> _AIM OF THE TASK_: Take each line containing the word "this" and copy it.

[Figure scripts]
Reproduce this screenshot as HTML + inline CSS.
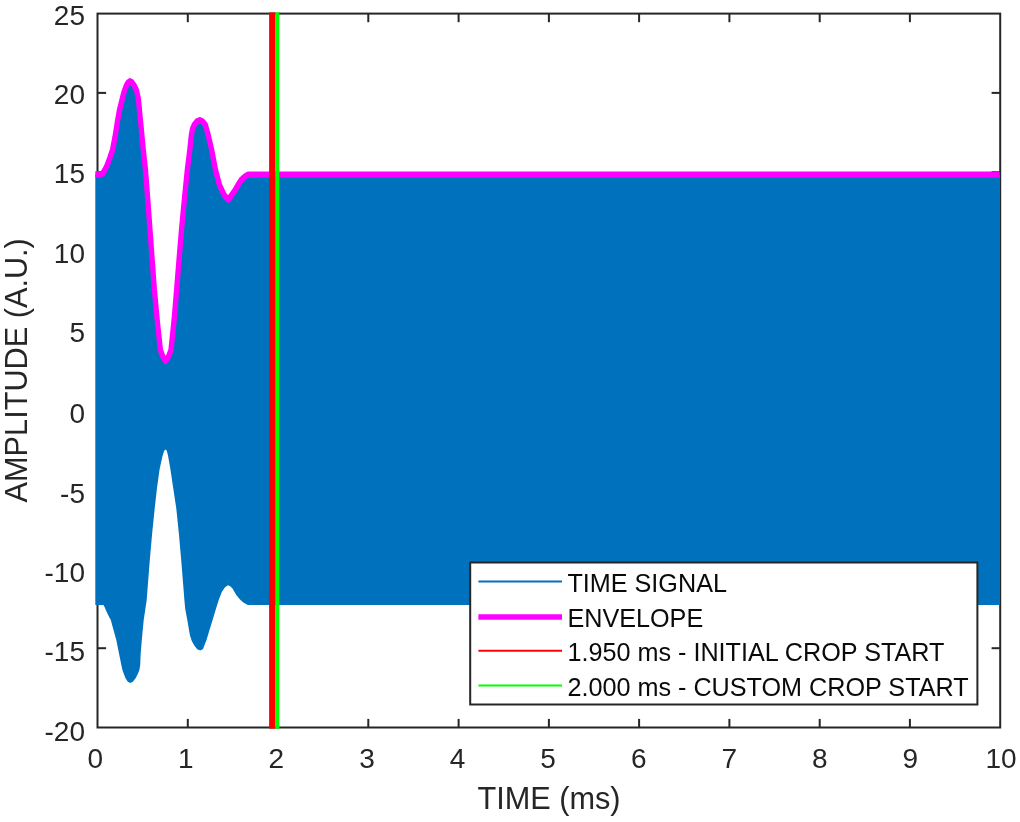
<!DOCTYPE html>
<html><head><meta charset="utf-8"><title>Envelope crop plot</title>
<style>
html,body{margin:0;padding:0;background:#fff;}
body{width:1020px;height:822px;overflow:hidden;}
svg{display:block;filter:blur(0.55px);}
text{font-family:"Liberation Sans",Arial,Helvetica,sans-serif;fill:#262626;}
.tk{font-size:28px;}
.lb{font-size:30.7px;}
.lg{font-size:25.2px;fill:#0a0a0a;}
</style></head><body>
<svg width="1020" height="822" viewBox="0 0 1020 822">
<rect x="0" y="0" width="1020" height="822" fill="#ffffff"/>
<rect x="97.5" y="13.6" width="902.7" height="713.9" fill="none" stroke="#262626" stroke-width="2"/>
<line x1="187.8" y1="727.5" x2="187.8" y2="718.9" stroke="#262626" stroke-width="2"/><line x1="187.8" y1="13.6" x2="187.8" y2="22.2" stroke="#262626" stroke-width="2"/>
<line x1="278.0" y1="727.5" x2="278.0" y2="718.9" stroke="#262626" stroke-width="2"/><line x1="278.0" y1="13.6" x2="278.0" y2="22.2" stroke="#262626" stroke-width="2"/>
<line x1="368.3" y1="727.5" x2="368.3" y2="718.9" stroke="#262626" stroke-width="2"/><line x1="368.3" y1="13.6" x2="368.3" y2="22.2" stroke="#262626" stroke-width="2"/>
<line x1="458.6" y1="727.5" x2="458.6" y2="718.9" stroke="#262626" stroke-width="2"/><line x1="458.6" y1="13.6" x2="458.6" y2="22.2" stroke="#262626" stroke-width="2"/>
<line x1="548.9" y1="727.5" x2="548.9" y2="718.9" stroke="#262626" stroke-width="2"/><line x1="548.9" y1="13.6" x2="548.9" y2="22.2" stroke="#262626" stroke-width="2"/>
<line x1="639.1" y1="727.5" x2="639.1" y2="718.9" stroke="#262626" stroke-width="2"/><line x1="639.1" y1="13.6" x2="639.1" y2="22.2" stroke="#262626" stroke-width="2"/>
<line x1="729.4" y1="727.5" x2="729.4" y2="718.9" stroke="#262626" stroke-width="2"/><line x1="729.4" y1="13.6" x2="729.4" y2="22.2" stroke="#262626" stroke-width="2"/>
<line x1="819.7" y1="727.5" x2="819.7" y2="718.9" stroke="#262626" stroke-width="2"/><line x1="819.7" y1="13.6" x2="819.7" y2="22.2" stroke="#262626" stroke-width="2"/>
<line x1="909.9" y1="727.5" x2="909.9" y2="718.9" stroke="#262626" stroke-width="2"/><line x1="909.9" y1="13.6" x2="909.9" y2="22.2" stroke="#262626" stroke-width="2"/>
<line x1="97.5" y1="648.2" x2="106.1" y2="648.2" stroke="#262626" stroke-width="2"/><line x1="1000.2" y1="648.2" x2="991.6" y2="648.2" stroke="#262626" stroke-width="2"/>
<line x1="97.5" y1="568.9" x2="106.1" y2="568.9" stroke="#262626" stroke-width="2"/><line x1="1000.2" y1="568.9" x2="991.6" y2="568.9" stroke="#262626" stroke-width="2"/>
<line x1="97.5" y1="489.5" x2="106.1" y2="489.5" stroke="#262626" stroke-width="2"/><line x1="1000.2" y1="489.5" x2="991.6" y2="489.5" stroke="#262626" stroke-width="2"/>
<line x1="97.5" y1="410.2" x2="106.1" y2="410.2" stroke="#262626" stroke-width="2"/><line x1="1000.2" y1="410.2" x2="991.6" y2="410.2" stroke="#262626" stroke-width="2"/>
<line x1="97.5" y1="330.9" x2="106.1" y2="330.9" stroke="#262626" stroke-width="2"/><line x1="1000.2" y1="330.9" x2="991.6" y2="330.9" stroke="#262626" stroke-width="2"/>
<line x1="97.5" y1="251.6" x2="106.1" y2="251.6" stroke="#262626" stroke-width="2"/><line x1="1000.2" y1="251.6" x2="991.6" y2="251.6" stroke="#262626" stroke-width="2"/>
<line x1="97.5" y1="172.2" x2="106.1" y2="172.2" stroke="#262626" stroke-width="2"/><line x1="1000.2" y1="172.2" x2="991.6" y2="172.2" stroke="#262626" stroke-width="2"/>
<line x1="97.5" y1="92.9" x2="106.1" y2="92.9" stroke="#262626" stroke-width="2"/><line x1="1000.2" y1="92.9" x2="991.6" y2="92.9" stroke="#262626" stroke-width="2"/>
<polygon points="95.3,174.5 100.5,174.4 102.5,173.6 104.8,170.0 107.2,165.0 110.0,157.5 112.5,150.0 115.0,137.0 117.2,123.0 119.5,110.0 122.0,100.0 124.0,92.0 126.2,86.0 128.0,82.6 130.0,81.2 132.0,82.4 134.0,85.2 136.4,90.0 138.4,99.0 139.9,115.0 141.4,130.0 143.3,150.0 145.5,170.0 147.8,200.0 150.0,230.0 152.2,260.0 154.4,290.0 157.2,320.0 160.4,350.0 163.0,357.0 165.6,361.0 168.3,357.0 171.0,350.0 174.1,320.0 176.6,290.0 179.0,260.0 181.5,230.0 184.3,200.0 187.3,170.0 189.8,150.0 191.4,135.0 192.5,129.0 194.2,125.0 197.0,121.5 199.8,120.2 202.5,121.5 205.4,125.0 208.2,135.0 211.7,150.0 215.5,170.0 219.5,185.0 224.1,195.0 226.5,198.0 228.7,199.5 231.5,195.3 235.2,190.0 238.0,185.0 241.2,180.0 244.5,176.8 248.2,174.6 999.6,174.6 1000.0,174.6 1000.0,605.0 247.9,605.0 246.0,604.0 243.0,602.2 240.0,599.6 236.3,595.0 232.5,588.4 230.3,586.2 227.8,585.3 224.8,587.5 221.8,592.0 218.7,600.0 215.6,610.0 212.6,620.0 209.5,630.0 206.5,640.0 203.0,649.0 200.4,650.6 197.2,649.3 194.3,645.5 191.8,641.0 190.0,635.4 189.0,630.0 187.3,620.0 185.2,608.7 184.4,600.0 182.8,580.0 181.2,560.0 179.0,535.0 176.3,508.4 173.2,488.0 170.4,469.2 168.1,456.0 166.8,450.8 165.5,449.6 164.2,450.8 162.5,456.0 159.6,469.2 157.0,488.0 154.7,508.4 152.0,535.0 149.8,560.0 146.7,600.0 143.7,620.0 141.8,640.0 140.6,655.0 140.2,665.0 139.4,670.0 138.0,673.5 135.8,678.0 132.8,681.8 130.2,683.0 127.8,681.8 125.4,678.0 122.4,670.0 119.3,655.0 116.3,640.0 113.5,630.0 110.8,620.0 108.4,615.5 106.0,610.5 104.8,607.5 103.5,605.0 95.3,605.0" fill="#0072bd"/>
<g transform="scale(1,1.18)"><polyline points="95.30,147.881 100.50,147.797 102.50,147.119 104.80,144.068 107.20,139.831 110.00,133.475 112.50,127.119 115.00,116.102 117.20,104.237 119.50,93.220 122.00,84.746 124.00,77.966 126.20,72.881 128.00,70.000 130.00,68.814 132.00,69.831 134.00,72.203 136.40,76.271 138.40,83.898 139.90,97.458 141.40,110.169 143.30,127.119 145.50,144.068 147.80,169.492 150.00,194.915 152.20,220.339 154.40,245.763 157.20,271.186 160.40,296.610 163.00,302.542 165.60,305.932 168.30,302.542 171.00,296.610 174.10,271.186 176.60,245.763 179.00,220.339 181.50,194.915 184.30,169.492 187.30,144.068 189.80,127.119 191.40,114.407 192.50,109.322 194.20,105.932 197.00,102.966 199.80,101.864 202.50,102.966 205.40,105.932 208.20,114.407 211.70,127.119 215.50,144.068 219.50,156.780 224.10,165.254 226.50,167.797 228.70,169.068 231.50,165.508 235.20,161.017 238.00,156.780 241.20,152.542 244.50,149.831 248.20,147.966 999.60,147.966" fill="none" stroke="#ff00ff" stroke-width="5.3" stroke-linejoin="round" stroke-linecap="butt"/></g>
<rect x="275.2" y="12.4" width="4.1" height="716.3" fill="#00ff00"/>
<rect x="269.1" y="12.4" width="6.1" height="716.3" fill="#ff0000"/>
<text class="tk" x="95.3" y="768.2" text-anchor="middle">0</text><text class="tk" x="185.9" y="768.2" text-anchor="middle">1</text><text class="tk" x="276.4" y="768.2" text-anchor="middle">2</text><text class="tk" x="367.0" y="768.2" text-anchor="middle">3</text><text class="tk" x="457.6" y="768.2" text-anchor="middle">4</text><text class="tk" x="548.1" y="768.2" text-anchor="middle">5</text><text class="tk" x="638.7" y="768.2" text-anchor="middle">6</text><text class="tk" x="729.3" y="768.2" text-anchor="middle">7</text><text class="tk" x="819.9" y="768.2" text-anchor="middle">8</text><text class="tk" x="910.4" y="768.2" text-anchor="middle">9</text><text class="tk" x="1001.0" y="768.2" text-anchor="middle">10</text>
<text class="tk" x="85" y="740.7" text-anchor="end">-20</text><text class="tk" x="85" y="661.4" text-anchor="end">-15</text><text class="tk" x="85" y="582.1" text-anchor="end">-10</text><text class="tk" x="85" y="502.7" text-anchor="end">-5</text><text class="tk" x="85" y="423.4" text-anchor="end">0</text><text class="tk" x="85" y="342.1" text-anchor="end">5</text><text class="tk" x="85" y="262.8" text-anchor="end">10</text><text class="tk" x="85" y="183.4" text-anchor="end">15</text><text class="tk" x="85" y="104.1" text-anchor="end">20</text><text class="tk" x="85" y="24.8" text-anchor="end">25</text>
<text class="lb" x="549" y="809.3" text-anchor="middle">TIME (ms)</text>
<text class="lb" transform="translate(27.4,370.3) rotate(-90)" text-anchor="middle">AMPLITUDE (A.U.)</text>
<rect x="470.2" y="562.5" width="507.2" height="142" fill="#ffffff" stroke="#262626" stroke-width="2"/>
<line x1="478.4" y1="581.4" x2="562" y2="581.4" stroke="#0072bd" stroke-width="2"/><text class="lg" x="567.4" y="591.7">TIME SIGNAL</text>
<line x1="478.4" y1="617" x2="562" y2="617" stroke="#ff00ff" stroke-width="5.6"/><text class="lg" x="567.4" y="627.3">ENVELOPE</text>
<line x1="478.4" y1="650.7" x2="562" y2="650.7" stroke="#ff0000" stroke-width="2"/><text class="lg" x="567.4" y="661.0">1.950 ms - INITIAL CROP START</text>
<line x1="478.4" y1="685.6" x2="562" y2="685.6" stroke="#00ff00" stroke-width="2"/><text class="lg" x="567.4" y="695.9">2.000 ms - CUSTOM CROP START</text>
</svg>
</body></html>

--

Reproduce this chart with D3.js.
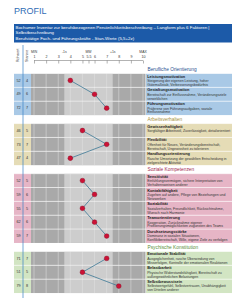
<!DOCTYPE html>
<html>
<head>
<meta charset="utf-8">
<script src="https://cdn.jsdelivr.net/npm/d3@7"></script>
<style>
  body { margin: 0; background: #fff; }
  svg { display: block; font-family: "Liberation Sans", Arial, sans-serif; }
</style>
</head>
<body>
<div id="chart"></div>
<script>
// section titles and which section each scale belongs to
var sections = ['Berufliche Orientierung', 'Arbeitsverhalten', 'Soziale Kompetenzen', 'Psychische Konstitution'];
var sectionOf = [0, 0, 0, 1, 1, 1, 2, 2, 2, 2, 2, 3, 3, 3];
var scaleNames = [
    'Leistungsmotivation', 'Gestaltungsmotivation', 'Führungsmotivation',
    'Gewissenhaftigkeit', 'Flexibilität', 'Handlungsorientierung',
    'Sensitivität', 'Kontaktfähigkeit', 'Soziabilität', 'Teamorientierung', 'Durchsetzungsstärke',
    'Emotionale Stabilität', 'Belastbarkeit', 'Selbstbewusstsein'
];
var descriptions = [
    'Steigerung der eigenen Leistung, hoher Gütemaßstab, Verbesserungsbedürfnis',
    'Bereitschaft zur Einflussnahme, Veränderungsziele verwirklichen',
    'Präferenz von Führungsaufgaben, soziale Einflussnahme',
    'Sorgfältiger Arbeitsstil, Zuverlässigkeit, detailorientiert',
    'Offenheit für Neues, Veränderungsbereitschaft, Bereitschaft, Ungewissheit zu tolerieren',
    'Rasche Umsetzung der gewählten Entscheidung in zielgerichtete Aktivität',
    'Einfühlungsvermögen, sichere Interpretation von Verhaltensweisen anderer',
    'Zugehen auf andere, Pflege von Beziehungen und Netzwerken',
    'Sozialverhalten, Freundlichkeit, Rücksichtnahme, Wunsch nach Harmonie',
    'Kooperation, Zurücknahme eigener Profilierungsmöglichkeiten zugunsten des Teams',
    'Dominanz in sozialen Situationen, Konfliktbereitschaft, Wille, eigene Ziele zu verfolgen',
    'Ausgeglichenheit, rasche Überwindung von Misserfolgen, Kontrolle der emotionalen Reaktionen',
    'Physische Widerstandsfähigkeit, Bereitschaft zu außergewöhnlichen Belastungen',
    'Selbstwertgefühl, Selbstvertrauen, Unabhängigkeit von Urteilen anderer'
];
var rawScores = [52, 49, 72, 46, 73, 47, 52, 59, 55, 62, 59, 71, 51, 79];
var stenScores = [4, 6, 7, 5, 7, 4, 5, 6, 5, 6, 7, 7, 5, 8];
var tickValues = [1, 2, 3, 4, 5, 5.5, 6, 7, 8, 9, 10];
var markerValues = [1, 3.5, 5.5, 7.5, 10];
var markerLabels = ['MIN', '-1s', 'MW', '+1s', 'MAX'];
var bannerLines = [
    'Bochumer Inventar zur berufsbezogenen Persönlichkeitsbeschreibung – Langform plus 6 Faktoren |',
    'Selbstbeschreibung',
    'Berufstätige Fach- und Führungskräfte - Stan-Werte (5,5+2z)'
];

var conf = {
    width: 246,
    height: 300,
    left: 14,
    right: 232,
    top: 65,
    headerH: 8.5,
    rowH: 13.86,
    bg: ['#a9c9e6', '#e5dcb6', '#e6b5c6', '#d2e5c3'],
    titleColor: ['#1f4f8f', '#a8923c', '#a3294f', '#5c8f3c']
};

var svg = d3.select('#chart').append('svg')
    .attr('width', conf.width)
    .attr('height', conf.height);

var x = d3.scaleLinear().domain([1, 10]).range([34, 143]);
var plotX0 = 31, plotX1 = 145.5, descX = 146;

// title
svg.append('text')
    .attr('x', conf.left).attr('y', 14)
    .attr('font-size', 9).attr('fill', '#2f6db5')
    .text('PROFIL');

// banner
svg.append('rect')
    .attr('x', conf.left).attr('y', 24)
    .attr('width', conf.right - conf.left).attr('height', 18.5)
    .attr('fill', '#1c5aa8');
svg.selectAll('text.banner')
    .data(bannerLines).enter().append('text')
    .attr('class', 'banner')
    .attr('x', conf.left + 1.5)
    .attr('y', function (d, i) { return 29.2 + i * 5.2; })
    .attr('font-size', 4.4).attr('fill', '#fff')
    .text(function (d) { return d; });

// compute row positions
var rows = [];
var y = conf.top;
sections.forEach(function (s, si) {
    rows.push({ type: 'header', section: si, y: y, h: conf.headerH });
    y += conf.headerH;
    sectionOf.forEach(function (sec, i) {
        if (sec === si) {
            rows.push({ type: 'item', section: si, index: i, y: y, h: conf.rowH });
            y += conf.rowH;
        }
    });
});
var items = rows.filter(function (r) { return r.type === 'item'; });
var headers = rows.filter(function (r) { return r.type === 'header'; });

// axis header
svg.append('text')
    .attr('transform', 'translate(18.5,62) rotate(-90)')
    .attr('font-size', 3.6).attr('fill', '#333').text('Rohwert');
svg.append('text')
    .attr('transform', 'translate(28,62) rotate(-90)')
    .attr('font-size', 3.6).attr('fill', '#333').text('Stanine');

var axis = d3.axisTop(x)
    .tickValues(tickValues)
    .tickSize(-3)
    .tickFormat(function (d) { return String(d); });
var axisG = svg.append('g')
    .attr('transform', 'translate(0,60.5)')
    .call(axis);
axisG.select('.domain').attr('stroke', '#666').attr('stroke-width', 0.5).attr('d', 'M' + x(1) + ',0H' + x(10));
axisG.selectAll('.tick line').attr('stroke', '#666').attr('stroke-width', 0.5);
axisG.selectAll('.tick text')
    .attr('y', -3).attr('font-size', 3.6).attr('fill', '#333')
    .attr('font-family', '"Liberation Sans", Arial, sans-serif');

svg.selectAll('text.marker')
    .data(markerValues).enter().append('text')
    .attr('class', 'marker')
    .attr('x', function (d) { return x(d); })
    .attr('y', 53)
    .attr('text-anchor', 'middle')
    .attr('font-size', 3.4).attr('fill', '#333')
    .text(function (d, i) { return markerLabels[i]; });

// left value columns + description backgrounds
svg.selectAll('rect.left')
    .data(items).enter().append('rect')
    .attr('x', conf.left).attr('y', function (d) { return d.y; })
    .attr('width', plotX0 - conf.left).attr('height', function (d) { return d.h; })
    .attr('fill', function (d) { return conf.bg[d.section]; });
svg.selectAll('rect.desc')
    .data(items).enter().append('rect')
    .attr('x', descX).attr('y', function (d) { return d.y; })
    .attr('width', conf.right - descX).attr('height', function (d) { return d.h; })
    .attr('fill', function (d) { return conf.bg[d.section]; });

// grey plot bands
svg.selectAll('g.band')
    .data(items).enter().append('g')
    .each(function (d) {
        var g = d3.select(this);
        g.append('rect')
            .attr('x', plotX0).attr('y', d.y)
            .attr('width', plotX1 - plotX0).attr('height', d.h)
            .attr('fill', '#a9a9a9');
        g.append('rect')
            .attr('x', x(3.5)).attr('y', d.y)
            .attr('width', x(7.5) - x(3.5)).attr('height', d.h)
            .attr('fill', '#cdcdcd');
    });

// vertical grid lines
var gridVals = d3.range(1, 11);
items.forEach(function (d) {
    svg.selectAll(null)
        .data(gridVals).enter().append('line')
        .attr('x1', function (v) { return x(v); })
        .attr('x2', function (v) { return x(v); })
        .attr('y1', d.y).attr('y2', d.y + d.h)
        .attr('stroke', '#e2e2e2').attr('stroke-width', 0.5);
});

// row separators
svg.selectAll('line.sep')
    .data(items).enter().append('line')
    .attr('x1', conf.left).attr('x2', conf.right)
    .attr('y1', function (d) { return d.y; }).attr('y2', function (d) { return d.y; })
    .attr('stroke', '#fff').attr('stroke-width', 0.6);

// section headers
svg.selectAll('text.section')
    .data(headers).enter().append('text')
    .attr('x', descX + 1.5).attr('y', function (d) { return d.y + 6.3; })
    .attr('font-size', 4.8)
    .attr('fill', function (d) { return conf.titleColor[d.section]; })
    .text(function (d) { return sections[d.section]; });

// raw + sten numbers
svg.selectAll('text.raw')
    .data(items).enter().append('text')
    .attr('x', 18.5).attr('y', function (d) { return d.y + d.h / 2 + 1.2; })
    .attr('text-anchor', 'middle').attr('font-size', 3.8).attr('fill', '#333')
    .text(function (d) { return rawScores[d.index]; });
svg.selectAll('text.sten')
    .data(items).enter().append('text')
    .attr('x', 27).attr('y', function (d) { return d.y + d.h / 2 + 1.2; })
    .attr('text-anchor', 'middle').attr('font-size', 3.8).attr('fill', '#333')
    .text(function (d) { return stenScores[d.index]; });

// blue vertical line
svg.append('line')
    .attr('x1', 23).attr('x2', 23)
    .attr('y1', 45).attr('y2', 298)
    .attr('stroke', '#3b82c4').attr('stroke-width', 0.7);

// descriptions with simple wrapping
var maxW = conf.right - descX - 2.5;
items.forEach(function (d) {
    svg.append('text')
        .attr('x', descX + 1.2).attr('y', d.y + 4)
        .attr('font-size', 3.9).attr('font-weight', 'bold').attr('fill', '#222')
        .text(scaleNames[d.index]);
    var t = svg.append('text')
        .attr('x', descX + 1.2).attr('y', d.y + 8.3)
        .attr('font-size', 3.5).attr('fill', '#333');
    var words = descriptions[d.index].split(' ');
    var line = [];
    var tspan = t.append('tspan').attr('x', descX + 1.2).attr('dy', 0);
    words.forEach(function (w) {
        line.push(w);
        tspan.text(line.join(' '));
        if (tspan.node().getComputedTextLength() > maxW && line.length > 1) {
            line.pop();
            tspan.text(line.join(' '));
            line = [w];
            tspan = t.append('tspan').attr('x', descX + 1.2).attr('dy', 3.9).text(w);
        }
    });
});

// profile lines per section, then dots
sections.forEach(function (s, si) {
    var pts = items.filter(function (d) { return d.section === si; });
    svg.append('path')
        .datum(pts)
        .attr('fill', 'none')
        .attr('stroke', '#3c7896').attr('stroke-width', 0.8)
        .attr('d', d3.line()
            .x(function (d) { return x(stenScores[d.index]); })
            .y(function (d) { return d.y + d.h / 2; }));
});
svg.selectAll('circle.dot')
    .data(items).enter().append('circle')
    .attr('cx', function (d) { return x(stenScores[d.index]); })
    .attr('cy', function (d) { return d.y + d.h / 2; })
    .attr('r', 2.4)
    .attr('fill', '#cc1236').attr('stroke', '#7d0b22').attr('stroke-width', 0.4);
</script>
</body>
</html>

> _OUTPUT_:
Reproduce this screenshot as HTML + inline CSS.
Reproduce this chart with D3.js.
        var g = d3.select(this);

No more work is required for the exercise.